Mark Wadsworth said...

D, F, I also assume that you get the same mark whichever way round you do it, only I'm not 100% sure.

Derek said...

Back in 1979 I wrote a Mastermind scoring program for my programmable calculator. As I recall the operators are all commutative.

Basically to find colours in correct positions I did a straight AND (using arithmetic - tricky) of the colours followed by a count of the non-zero digits in the result. That's a commutative process. For the correct colours, I counted each colour in the code and the guess and then took the lowest of each colour result. Which is again a commutative operation.

So I am certain.

View from the Solent said...

This looks interesting.
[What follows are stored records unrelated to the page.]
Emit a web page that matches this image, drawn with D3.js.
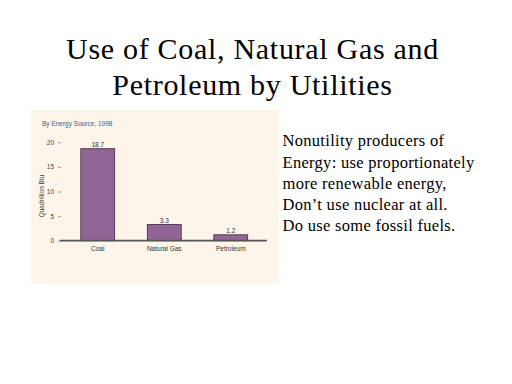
<!DOCTYPE html>
<html><head><meta charset="utf-8">
<script src="https://cdn.jsdelivr.net/npm/d3@7"></script>
<style>html,body{margin:0;padding:0;background:#fff;}svg{display:block;}</style>
</head><body>
<script>
const categories = ["Coal", "Natural Gas", "Petroleum"];
const values = [18.7, 3.3, 1.2];
const valueLabels = ["18.7", "3.3", "1.2"];
const yTicks = [0, 5, 10, 15, 20];
const titleLines = ["Use of Coal, Natural Gas and", "Petroleum by Utilities"];
const noteLines = ["Nonutility producers of", "Energy: use proportionately", "more renewable energy,", "Don\u2019t use nuclear at all.", "Do use some fossil fuels."];
const chartTitle = "By Energy Source, 1998";
const yTitle = "Quadrillion Btu";

const svg = d3.select("body").append("svg").attr("width", 512).attr("height", 384);
svg.append("rect").attr("width", 512).attr("height", 384).attr("fill", "#fff");

svg.selectAll("text.title").data(titleLines).enter().append("text")
  .attr("x", 252.5).attr("y", (d, i) => 58.5 + i * 36.5)
  .attr("text-anchor", "middle")
  .attr("font-family", "Liberation Serif, Times New Roman, serif")
  .attr("font-size", 30).attr("letter-spacing", 0.7).attr("fill", "#000").text(d => d);

svg.selectAll("text.note").data(noteLines).enter().append("text")
  .attr("x", 282.5).attr("y", (d, i) => 146.3 + i * 21.2)
  .attr("font-family", "Liberation Serif, Times New Roman, serif")
  .attr("font-size", 16.5).attr("letter-spacing", 0.3).attr("fill", "#000").text(d => d);

// chart panel
svg.append("rect").attr("x", 31).attr("y", 110).attr("width", 248).attr("height", 174).attr("fill", "#fdf5e9");

const x = d3.scaleBand().domain(categories).range([64.5, 264]).paddingInner(0.49).paddingOuter(0.245);
const y = d3.scaleLinear().domain([0, 20]).range([240.7, 142.3]);

const g = svg.append("g");
g.append("text").attr("x", 42).attr("y", 126).attr("font-family", "Liberation Sans, Arial, sans-serif")
  .attr("font-size", 6.5).attr("fill", "#4a5a78").text(chartTitle);

const yAxis = g.append("g").attr("transform", "translate(61,0)")
  .call(d3.axisLeft(y).tickValues(yTicks).tickSize(3).tickPadding(4));
yAxis.select(".domain").remove();
yAxis.selectAll("line").attr("stroke", "#777").attr("stroke-width", 0.7);
yAxis.selectAll("text").attr("font-family", "Liberation Sans, Arial, sans-serif").attr("font-size", 6.5).attr("fill", "#444");

g.append("text").attr("transform", "translate(44," + 196 + ") rotate(-90)")
  .attr("text-anchor", "middle").attr("font-family", "Liberation Sans, Arial, sans-serif")
  .attr("font-size", 6.5).attr("fill", "#444").text(yTitle);

g.selectAll("rect.bar").data(values).enter().append("rect")
  .attr("x", (d, i) => x(categories[i])).attr("width", x.bandwidth())
  .attr("y", d => y(d)).attr("height", d => y(0) - y(d))
  .attr("fill", "#916496").attr("stroke", "#3b2a3c").attr("stroke-width", 0.8);

g.selectAll("text.vl").data(values).enter().append("text")
  .attr("x", (d, i) => x(categories[i]) + x.bandwidth() / 2).attr("y", d => y(d) - 1.5)
  .attr("text-anchor", "middle").attr("font-family", "Liberation Sans, Arial, sans-serif")
  .attr("font-size", 6.5).attr("fill", "#333").text((d, i) => valueLabels[i]);

const xAxis = g.append("g").attr("transform", "translate(0," + y(0) + ")")
  .call(d3.axisBottom(x).tickSize(0).tickPadding(6));
xAxis.select(".domain").remove();
xAxis.selectAll("text").attr("font-family", "Liberation Sans, Arial, sans-serif").attr("font-size", 6.5).attr("fill", "#333");
g.append("line").attr("x1", 60).attr("x2", 267).attr("y1", y(0)).attr("y2", y(0))
  .attr("stroke", "#555").attr("stroke-width", 1.8);
</script>
</body></html>
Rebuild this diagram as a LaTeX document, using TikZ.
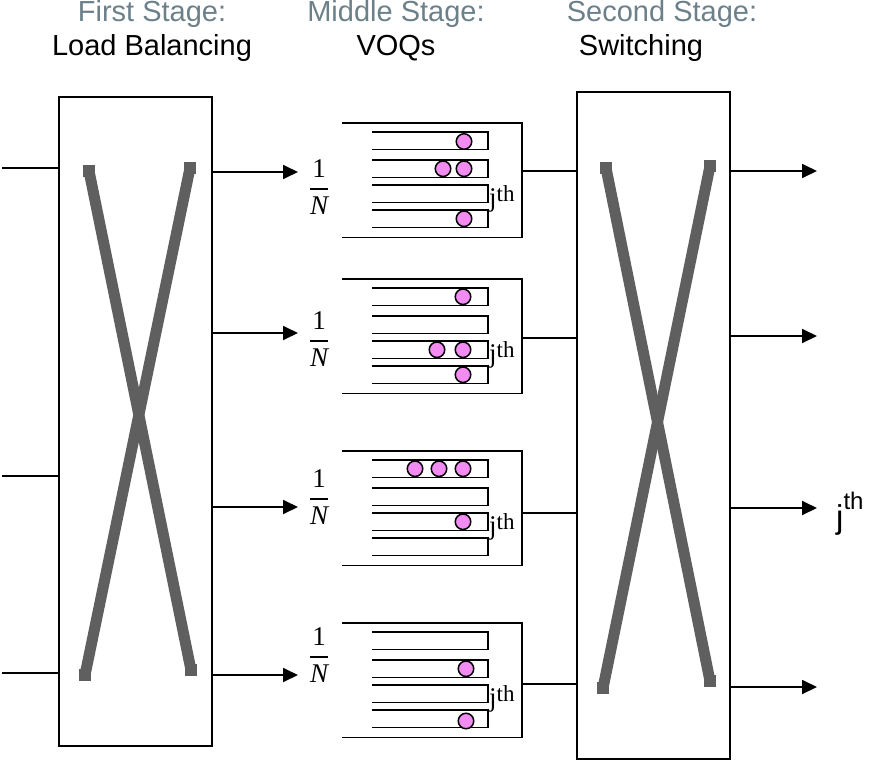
\RequirePackage{fix-cm}
\documentclass[tikz,border=0pt]{standalone}
\usepackage{fontspec}
\setmainfont{Liberation Serif}
\newfontfamily\headfont{Liberation Sans}
\usetikzlibrary{arrows.meta}

\definecolor{stagegray}{RGB}{108,128,138}
\definecolor{xgray}{RGB}{95,95,95}
\definecolor{cellpink}{RGB}{242,140,242}

% share of traffic sent to each VOQ block
\newcommand\sharefrac{$\displaystyle{\hbox{1}\above 2.2pt\hbox{\itshape N}}$}

% one VOQ block: #1 name, #2 top edge, #3 height of the outgoing link, #4 packets (x/y)
\newcommand\voqgroup[4]{%
  \begin{scope}[shift={(0,#2)}]
    \draw[link] (342,0) -| (522,114.5) -- (342,114.5);
    \coordinate (#1-out) at (522,#3);
    \foreach \t in {9,37,62,87}{
      \draw[link] (372,\t) -| (488,\t+17.5) -- (372,\t+17.5);
    }
    \foreach \px/\py [count=\k] in {#4}{
      \node[cell] (#1-c\k) at (\px,\py) {};
    }
    \node[qlabel] (#1-j) at (489,83) {j\raisebox{5pt}{\fontsize{23}{24}\selectfont th}};
  \end{scope}}

\begin{document}
\begin{tikzpicture}[x=1pt,y=-1pt,
  frame/.style={draw, line width=1.8pt, inner sep=0pt, outer sep=0pt},
  link/.style={line width=1.8pt},
  feed/.style={line width=1.8pt, -{Triangle[length=15pt,width=14pt]}},
  head/.style={font=\headfont\fontsize{29}{32}\selectfont, anchor=base, inner sep=0pt},
  crossbar/.style={draw=xgray, line width=11pt},
  crossend/.style={fill=xgray, minimum size=12pt, inner sep=0pt, outer sep=0pt},
  cell/.style={circle, draw, fill=cellpink, line width=1.5pt, minimum size=15.5pt, inner sep=0pt},
  share/.style={font=\fontsize{27}{32}\selectfont, inner sep=0pt},
  qlabel/.style={anchor=base west, inner sep=0pt, font=\fontsize{27}{30}\selectfont},
]
\useasboundingbox (0,0) rectangle (874,760);

% stage titles
\node[head, text=stagegray] (t1a) at (152,22) {First Stage:};
\node[head] (t1b) at (152,56) {Load Balancing};
\node[head, text=stagegray] (t2a) at (396,22) {Middle Stage:};
\node[head] (t2b) at (396,56) {VOQs};
\node[head, text=stagegray] (t3a) at (662,22) {Second Stage:};
\node[head] (t3b) at (641,56) {Switching};

% switch fabrics
\node[frame, minimum width=153pt, minimum height=649pt] (lb) at (135.5,421.5) {};
\node[frame, minimum width=153pt, minimum height=667pt] (sw) at (653.5,425.5) {};

% crossed paths inside the load-balancing fabric
\node[crossend] (lbA1) at (89,171) {};
\node[crossend] (lbA2) at (191,670) {};
\node[crossend] (lbB1) at (190,168) {};
\node[crossend] (lbB2) at (85,675) {};
\draw[crossbar] (lbA1.center) -- (lbA2.center);
\draw[crossbar] (lbB1.center) -- (lbB2.center);

% crossed paths inside the switching fabric
\node[crossend] (swA1) at (606,168) {};
\node[crossend] (swA2) at (710,681) {};
\node[crossend] (swB1) at (710,166) {};
\node[crossend] (swB2) at (603,688) {};
\draw[crossbar] (swA1.center) -- (swA2.center);
\draw[crossbar] (swB1.center) -- (swB2.center);

% inputs
\coordinate (in1) at (2,168);
\coordinate (in3) at (2,476);
\coordinate (in4) at (2,673);
\foreach \i in {1,3,4} \draw[link] (in\i) -- (in\i -| lb.west);

% load-balanced feeds into the VOQ blocks
\coordinate (s1) at (298,172);
\coordinate (s2) at (298,333);
\coordinate (s3) at (298,507);
\coordinate (s4) at (298,675);
\foreach \i in {1,...,4} \draw[feed] (s\i -| lb.east) -- (s\i);

% 1/N shares
\node[share] (f1) at (319,187) {\sharefrac};
\node[share] (f2) at (319,339) {\sharefrac};
\node[share] (f3) at (319,497) {\sharefrac};
\node[share] (f4) at (319,655) {\sharefrac};

% VOQ blocks
\voqgroup{g1}{123}{48}{464/18.5,443/45.75,464/45.75,464/95.75}
\voqgroup{g2}{279}{59}{463/17.75,437/70.75,463/70.75,463/95.75}
\voqgroup{g3}{451}{62}{415/17.75,439/17.75,463/17.75,463/70.75}
\voqgroup{g4}{623}{61}{466/45.75,466/98}

\foreach \g in {g1,g2,g3,g4} \draw[link] (\g-out) -- (\g-out -| sw.west);

% outputs
\coordinate (o1) at (817,171);
\coordinate (o2) at (817,336);
\coordinate (o3) at (817,508);
\coordinate (o4) at (817,687);
\foreach \i in {1,...,4} \draw[feed] (o\i -| sw.east) -- (o\i);

\node[anchor=base west, inner sep=0pt, font=\headfont\fontsize{33}{36}\selectfont] (outj) at (836,528)
  {j\raisebox{19pt}{\fontsize{24}{26}\selectfont th}};
\end{tikzpicture}
\end{document}
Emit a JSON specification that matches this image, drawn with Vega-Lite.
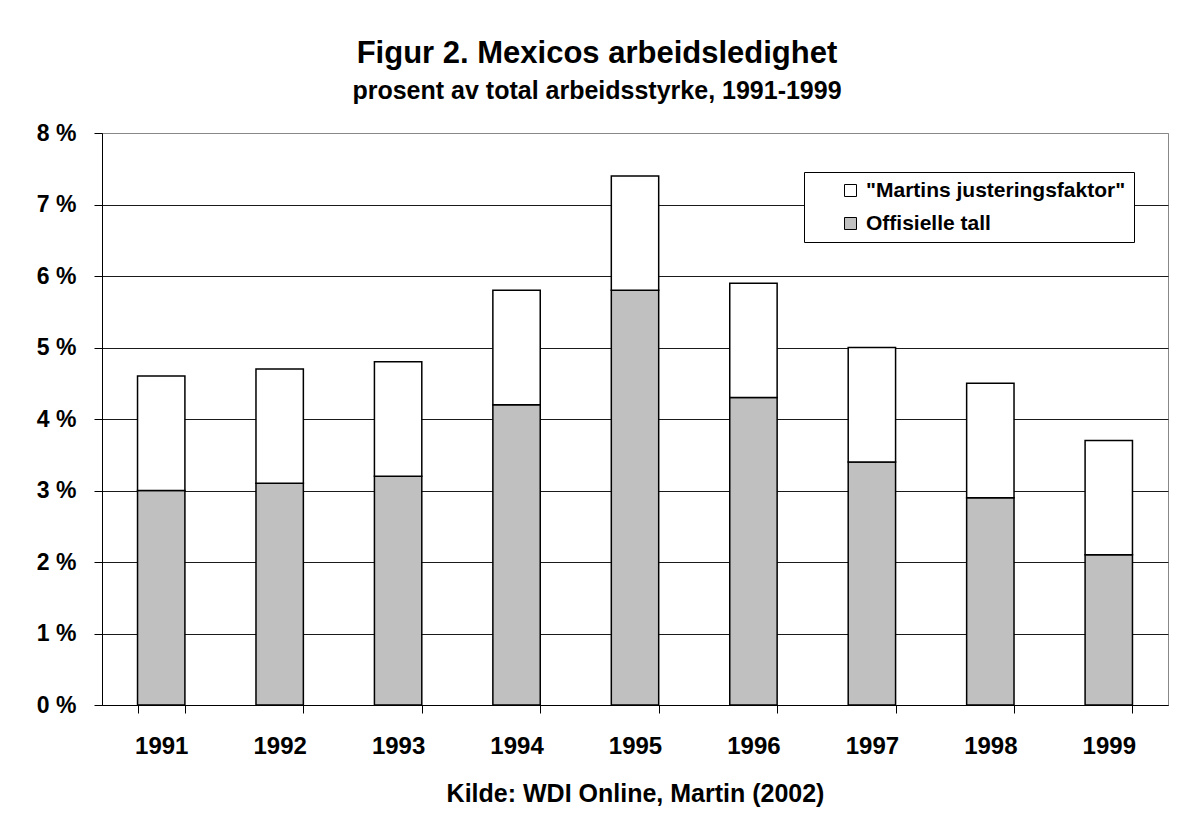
{
  "$schema": "https://vega.github.io/schema/vega-lite/v6.json",
  "width": 1066,
  "height": 572,
  "autosize": {"type": "none"},
  "padding": {"left": 102, "top": 133, "right": 26, "bottom": 115},
  "background": "white",
  "title": {
    "text": "Figur 2. Mexicos arbeidsledighet",
    "subtitle": "prosent av total arbeidsstyrke, 1991-1999",
    "anchor": "middle",
    "frame": "group",
    "dx": -38,
    "offset": 17,
    "font": "Liberation Sans",
    "fontSize": 31,
    "fontWeight": "bold",
    "color": "#000",
    "subtitleFont": "Liberation Sans",
    "subtitleFontSize": 25,
    "subtitleFontWeight": "bold",
    "subtitleColor": "#000",
    "subtitlePadding": 9
  },
  "data": {
    "values": [
      {"year": "1991", "series": "Offisielle tall", "value": 3.0},
      {"year": "1991", "series": "\"Martins justeringsfaktor\"", "value": 1.6},
      {"year": "1992", "series": "Offisielle tall", "value": 3.1},
      {"year": "1992", "series": "\"Martins justeringsfaktor\"", "value": 1.6},
      {"year": "1993", "series": "Offisielle tall", "value": 3.2},
      {"year": "1993", "series": "\"Martins justeringsfaktor\"", "value": 1.6},
      {"year": "1994", "series": "Offisielle tall", "value": 4.2},
      {"year": "1994", "series": "\"Martins justeringsfaktor\"", "value": 1.6},
      {"year": "1995", "series": "Offisielle tall", "value": 5.8},
      {"year": "1995", "series": "\"Martins justeringsfaktor\"", "value": 1.6},
      {"year": "1996", "series": "Offisielle tall", "value": 4.3},
      {"year": "1996", "series": "\"Martins justeringsfaktor\"", "value": 1.6},
      {"year": "1997", "series": "Offisielle tall", "value": 3.4},
      {"year": "1997", "series": "\"Martins justeringsfaktor\"", "value": 1.6},
      {"year": "1998", "series": "Offisielle tall", "value": 2.9},
      {"year": "1998", "series": "\"Martins justeringsfaktor\"", "value": 1.6},
      {"year": "1999", "series": "Offisielle tall", "value": 2.1},
      {"year": "1999", "series": "\"Martins justeringsfaktor\"", "value": 1.6}
    ]
  },
  "mark": {"type": "bar", "stroke": "#000", "strokeWidth": 1.5},
  "encoding": {
    "x": {
      "field": "year",
      "type": "ordinal",
      "scale": {"paddingInner": 0.6, "paddingOuter": 0.3},
      "axis": {
        "title": "Kilde: WDI Online, Martin (2002)",
        "labelAngle": 0,
        "labelFont": "Liberation Sans",
        "labelFontSize": 24,
        "labelFontWeight": "bold",
        "labelColor": "#000",
        "labelPadding": 21,
        "tickBand": "extent",
        "tickSize": 8,
        "tickColor": "#000",
        "domainColor": "#000",
        "domainWidth": 1,
        "titleFont": "Liberation Sans",
        "titleFontSize": 25,
        "titleFontWeight": "bold",
        "titleColor": "#000",
        "titlePadding": 23
      }
    },
    "y": {
      "field": "value",
      "type": "quantitative",
      "stack": "zero",
      "scale": {"domain": [0, 8], "nice": false},
      "axis": {
        "title": null,
        "values": [0, 1, 2, 3, 4, 5, 6, 7, 8],
        "labelExpr": "datum.value + ' %'",
        "labelFont": "Liberation Sans",
        "labelFontSize": 23,
        "labelFontWeight": "bold",
        "labelColor": "#000",
        "labelPadding": 18,
        "tickSize": 8,
        "tickColor": "#000",
        "domainColor": "#000",
        "grid": true,
        "gridColor": {"condition": {"test": "datum.value === 8", "value": "#888"}, "value": "#1a1a1a"},
        "gridWidth": 1
      }
    },
    "color": {
      "field": "series",
      "type": "nominal",
      "scale": {
        "domain": ["\"Martins justeringsfaktor\"", "Offisielle tall"],
        "range": ["#ffffff", "#c0c0c0"]
      },
      "legend": {
        "title": null,
        "orient": "none",
        "legendX": 702,
        "legendY": 39,
        "symbolType": "square",
        "symbolSize": 144,
        "symbolStrokeColor": "#000",
        "symbolStrokeWidth": 1,
        "symbolOffset": 28,
        "labelExpr": "datum.label + '\u00a0\u00a0\u00a0\u00a0'",
        "labelFont": "Liberation Sans",
        "labelFontSize": 21,
        "labelFontWeight": "bold",
        "labelColor": "#000",
        "labelOffset": 5,
        "labelLimit": 500,
        "rowPadding": 11,
        "padding": 8,
        "strokeColor": "#000",
        "fillColor": "#fff"
      }
    },
    "order": {"field": "series", "sort": "descending"}
  },
  "config": {
    "view": {"stroke": "#888", "strokeWidth": 1}
  }
}
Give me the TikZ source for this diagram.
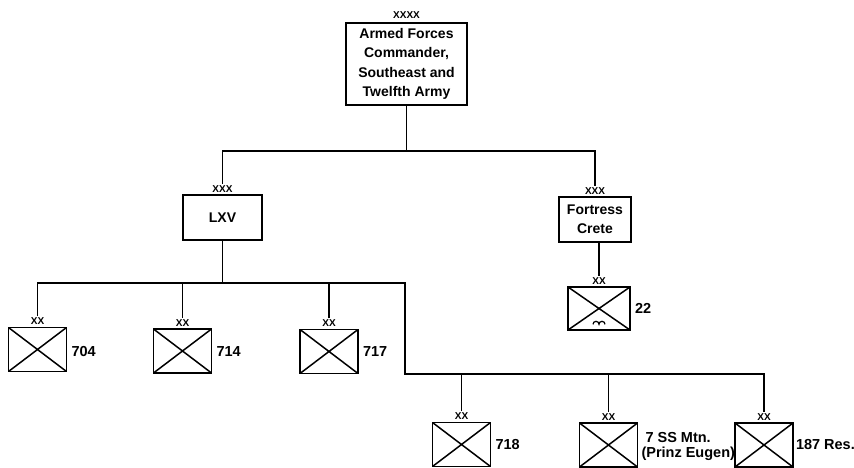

But I haven't the foggiest what you are talking about ;0

The Hickory Wind said...

My instinctive response is that the propositions are symmetrical and so you must get the same score, but a full analysis would take a little longer (and let's face it, it's Friday night).

I remember, as a lad, buying the numbers version of Mastermind (being a numbers sort of lad), which should have been much more difficult, but in fact (does anyone else remember?) they only gave you the numbers from 1-6 so it was isomorphic with the colours version. Very disappointing.

Mark Wadsworth said...

VFTS, was that addressed at Derek (who seems to know what he's talking about) or at me (who doesn't)?

CI, don;t you mean numbers 1-8, our Mastermind has 8 colours?

The Hickory Wind said...

MW

I daresay you're right. It was a long time ago. I just remember that they didn't have a full set of digits.
What Derek says at 18:21 suggests he's done the analysis and it is indeed symmetric (which is what the operations being commutative means). I hadn't read his comment properly before I posted mine.

Mark Wadsworth said...

CI, ta, so I'll assume the marking is indeed symmetrical/commutative.